Surabaya, NU Online
Pengurus Wilayah Nahdalatul Ulama (PWNU) Jawa Timur telah siap mengikuti pelatihan dan penyerasian metode hisab dan rukyat di Semarang (17-24 Desember) mendatang. PWNU telah menyiapkan timnya sekaligus materi yang akan diusung di tengah arena pelatihan.
PWNU Jatim dalam hal ini lembaga falakiyahnya akan memberikan masukan kepada Pengurus Pusat Lajnah Falakiyah (LF) PBNU mengenai hal-hal yang berkaitan dengan hisab dan rukyah berikut kebijakan-kebijakannya.
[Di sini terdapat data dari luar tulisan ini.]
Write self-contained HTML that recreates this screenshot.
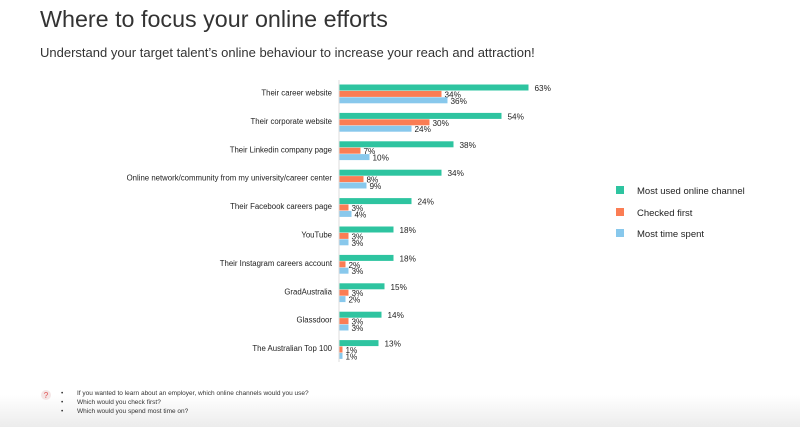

Hal itu karena pertemuan antara PBNU-PWNU Jatim yang diadakan di Kantor PBNU beberapa waktu lalu menyusul perbedaan penentuan awal syawal dinilai belum maksimal.
<>PWNU Jawa Timur, kata KH Miftachul Akhyar, Wakil Rais Syuriah PWNU Jatim, hanya diundang via telepon. Karenanya, utusan PWNU datang tanpa persiapan apapun. “Hanya berbekal husnudz dzon,” katanya.
Dikatakan Kiai Miftah, saat ini banyak kiai sepuh di Jatim yang merasa kecewa pada PBNU (dalam hal ini PP LFNU) yang selalu menyalahkan Jatim. Selain mengadakan forum klarifikasi yang tidak fair, PBNU dikritik karena mengirimkan edaran ke seluruh PW dan PC, yang isinya menyalahkan PWNU. “Rupanya PB terlalu percaya dengan hasil kerja LF-nya,” lanjut pengasuh Ponpes Miftahussunnah, Kedungtarukan, Surabaya ini.
Hisab Penyerasian
Selain itu, lanjut Kiai Miftah, masih banyak kiai yang meragukan sistem hisab penyerasian yang dipergunakan oleh PBNU karena merupakan program peninggalan dari Menag Munawwir Syadzali, yang sejak dulu ditolak mentah-mentah oleh para kiai NU.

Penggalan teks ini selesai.